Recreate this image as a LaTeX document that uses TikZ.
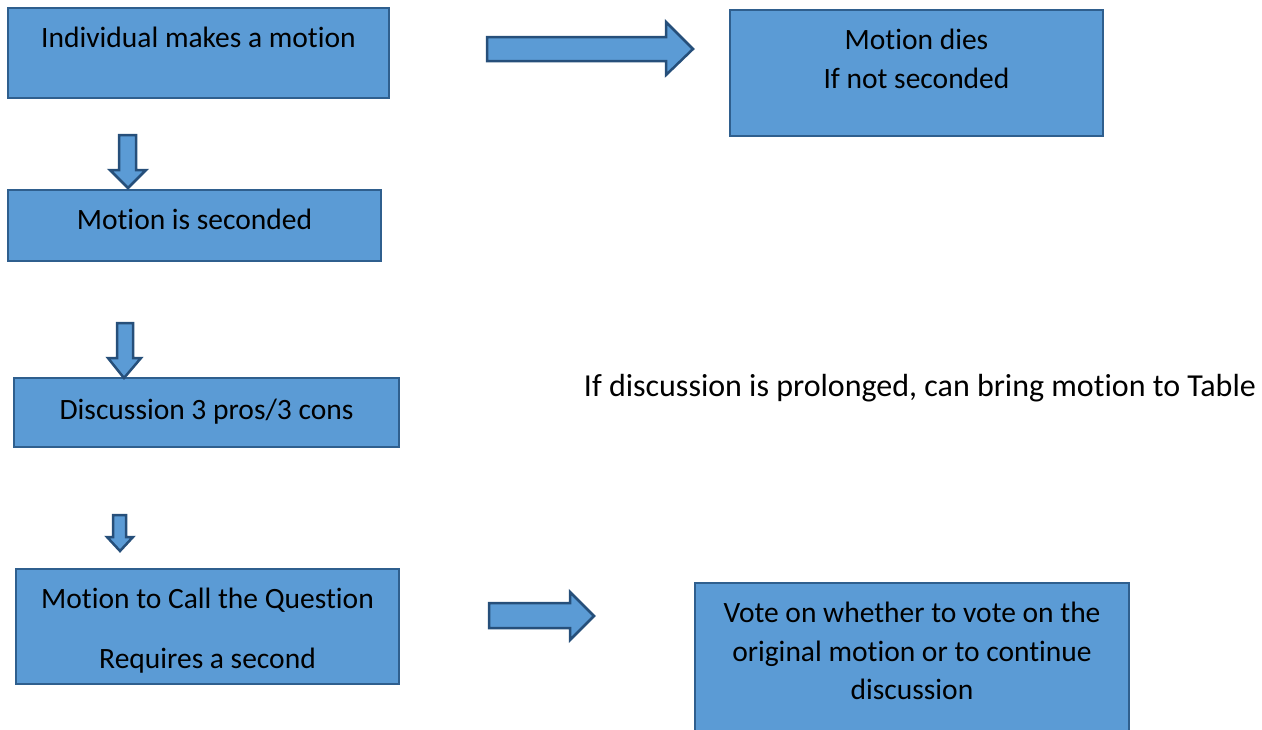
\documentclass[tikz,border=0pt]{standalone}
\usepackage{fontspec}
\setmainfont{Carlito}[Ligatures=NoCommon]
\definecolor{boxfill}{HTML}{5B9BD5}
\definecolor{boxline}{HTML}{2F5F8E}
\definecolor{arrline}{HTML}{264F7A}
\begin{document}
\begin{tikzpicture}[x=1pt,y=-1pt,
  box/.style={draw=boxline,line width=2pt,fill=boxfill},
  blk/.style={draw=arrline,line width=2.5pt,fill=boxfill,line join=miter},
  txt/.style={font=\fontsize{29.5}{34}\selectfont,text=black,inner sep=0pt,anchor=base}]
\useasboundingbox (0,0) rectangle (1262,729);
% boxes
\path[box] (8,8) rectangle (389,98);
\node[txt] (t1) at (198.5,47) {Individual makes a motion};
\path[box] (730,10) rectangle (1103,136);
\node[txt] (t2a) at (916.5,49) {Motion dies};
\node[txt] (t2b) at (916.5,88) {If not seconded};
\path[box] (8,190) rectangle (381,261);
\node[txt] (t3) at (194.5,229) {Motion is seconded};
\path[box] (14,378) rectangle (399,447);
\node[txt] (t4) at (206.5,419) {Discussion 3 pros/3 cons};
\path[box] (16,569) rectangle (399,684);
\node[txt] (t5a) at (207.5,608) {Motion to Call the Question};
\node[txt] (t5b) at (207.5,668) {Requires a second};
\path[box] (695,583) rectangle (1129,740);
\node[txt] (t6a) at (912,622) {Vote on whether to vote on the};
\node[txt] (t6b) at (912,661) {original motion or to continue};
\node[txt] (t6c) at (912,699) {discussion};
\node[txt,font=\fontsize{32}{36}\selectfont] (t7) at (920,396) {If discussion is prolonged, can bring motion to Table};
% block arrows
\path[blk] (487,37) -- (666,37) -- (666,22) -- (693,49) -- (666,75) -- (666,61) -- (487,61) -- cycle;
\path[blk] (489,603) -- (570,603) -- (570,592) -- (594,616) -- (570,640) -- (570,628) -- (489,628) -- cycle;
\path[blk] (119,135) -- (136,135) -- (136,170) -- (146,170) -- (128,188) -- (110,170) -- (119,170) -- cycle;
\path[blk] (117,323) -- (133,323) -- (133,358) -- (141,358) -- (124,378) -- (108,358) -- (117,358) -- cycle;
\path[blk] (113,515) -- (126,515) -- (126,537) -- (133,537) -- (120,551) -- (107,537) -- (113,537) -- cycle;
\end{tikzpicture}
\end{document}
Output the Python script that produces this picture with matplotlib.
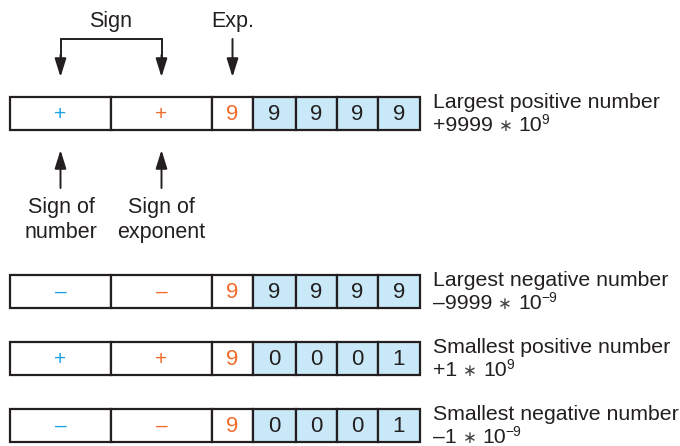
^^^^^^^^^^^^^^^^
Your task is to repeat the data above exactly while excluding the pictures.

Recreate this image as a LaTeX document that uses TikZ.
\documentclass[tikz,border=0pt]{standalone}
\usepackage{fontspec}
\setmainfont{Carlito}[Ligatures=NoCommon]
\definecolor{boxfill}{HTML}{5B9BD5}
\definecolor{boxline}{HTML}{2F5F8E}
\definecolor{arrline}{HTML}{264F7A}
\begin{document}
\begin{tikzpicture}[x=1pt,y=-1pt,
  box/.style={draw=boxline,line width=2pt,fill=boxfill},
  blk/.style={draw=arrline,line width=2.5pt,fill=boxfill,line join=miter},
  txt/.style={font=\fontsize{29.5}{34}\selectfont,text=black,inner sep=0pt,anchor=base}]
\useasboundingbox (0,0) rectangle (1262,729);
% boxes
\path[box] (8,8) rectangle (389,98);
\node[txt] (t1) at (198.5,47) {Individual makes a motion};
\path[box] (730,10) rectangle (1103,136);
\node[txt] (t2a) at (916.5,49) {Motion dies};
\node[txt] (t2b) at (916.5,88) {If not seconded};
\path[box] (8,190) rectangle (381,261);
\node[txt] (t3) at (194.5,229) {Motion is seconded};
\path[box] (14,378) rectangle (399,447);
\node[txt] (t4) at (206.5,419) {Discussion 3 pros/3 cons};
\path[box] (16,569) rectangle (399,684);
\node[txt] (t5a) at (207.5,608) {Motion to Call the Question};
\node[txt] (t5b) at (207.5,668) {Requires a second};
\path[box] (695,583) rectangle (1129,740);
\node[txt] (t6a) at (912,622) {Vote on whether to vote on the};
\node[txt] (t6b) at (912,661) {original motion or to continue};
\node[txt] (t6c) at (912,699) {discussion};
\node[txt,font=\fontsize{32}{36}\selectfont] (t7) at (920,396) {If discussion is prolonged, can bring motion to Table};
% block arrows
\path[blk] (487,37) -- (666,37) -- (666,22) -- (693,49) -- (666,75) -- (666,61) -- (487,61) -- cycle;
\path[blk] (489,603) -- (570,603) -- (570,592) -- (594,616) -- (570,640) -- (570,628) -- (489,628) -- cycle;
\path[blk] (119,135) -- (136,135) -- (136,170) -- (146,170) -- (128,188) -- (110,170) -- (119,170) -- cycle;
\path[blk] (117,323) -- (133,323) -- (133,358) -- (141,358) -- (124,378) -- (108,358) -- (117,358) -- cycle;
\path[blk] (113,515) -- (126,515) -- (126,537) -- (133,537) -- (120,551) -- (107,537) -- (113,537) -- cycle;
\end{tikzpicture}
\end{document}
Output the Python script that produces this picture with matplotlib.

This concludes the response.